Distinguished editor Timothy O'Keeffe, who was responsible for the renewed interest in Flann O'Brien's At Swim Two Birds when he decided to reissue the novel in the late 1950s, was yesterday remembered in Kinsale, Co Cork, where a plaque was unveiled at his birthplace.
Mr O'Keeffe was born in Ard na Lir, Scilly, Kinsale, in September 1926, the youngest of seven children.
He moved to England at the age of eight with his parents and siblings and served in the British army before being offered a state scholarship to Oxford University.
After completing his education he made his way to London and started a career in publishing.
He fast gained a reputation as one of the most gifted editors in the city and was responsible for Brendan's Behan's Borstal Boy as well as books by Edna O'Brien and James Plunkett.
Poet Desmond O'Grady, whose first book of poetry, The Dark Edge of Europe, was published by Mr O'Keeffe in 1967, said yesterday that the late editor opened the gates to Irish writers of his generation.
"He was a marvellous person with an interest not only in Irish poets but in my generation of Irish poets. In a sense he created me. We became close friends and I owe my beginning to him."
The idea of placing a plaque at Timothy O'Keeffe's birthplace came from the present owner of Ard na Lir, Jeanette Huber, a native of Delaware, in the US.
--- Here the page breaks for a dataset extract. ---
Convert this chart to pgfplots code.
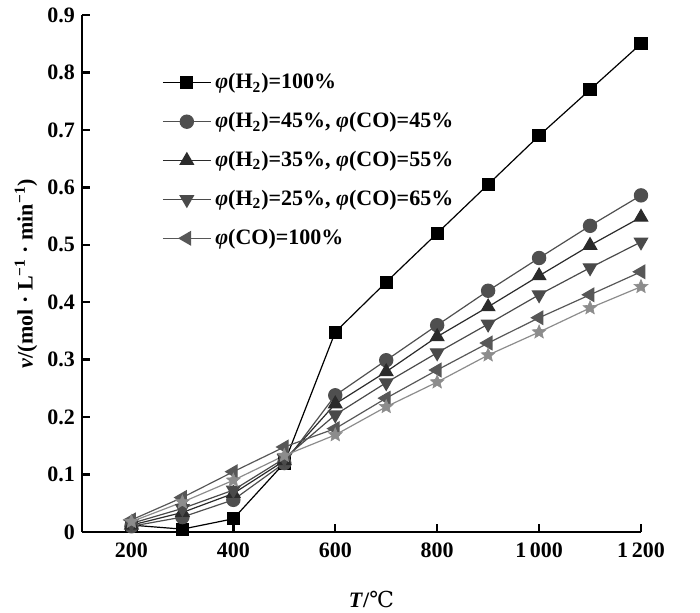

Mrs Huber was renting the house in 1994 when Desmond O'Grady called with Mr O'Keeffe's wife of 40 years, Mimi. Mr O'Keeffe had passed away earlier that year and they discussed commemorating his life in some way.
Mrs Huber said yesterday that her interest in Mr O'Keeffe's legacy began in earnest when she read a tribute to him by Kevin Myers in The Irish Times.
In An Irishman's Diary of February 1994, Myers said the editor had helped inspire a "generation or more of Irish writers" yet his name was known to very few.
Mrs Huber said she further researched Mr O'Keeffe's work as an editor and felt his achievements needed to be honoured in his native land.
Mr O'Keeffe's widow and sons, Simon and Matthew, attended yesterday's unveiling.
Mrs O'Keeffe said she was "overjoyed" that her husband's life had been commemorated in his home town.
Meanwhile, in an e-mail to Jeanette Huber earlier this week Matthew O'Keeffe summed up his feelings about the special day.
"It is about the house, Tim, Scilly and Kinsale and the wonder of how a boy born in the house grows up to change a bit of literary history; memories of a dad on our childhood holidays and the Scilly crowd now gone, as is that way of life.
"And the memories of all the literary crowd - roaring poets and pubs, also gone."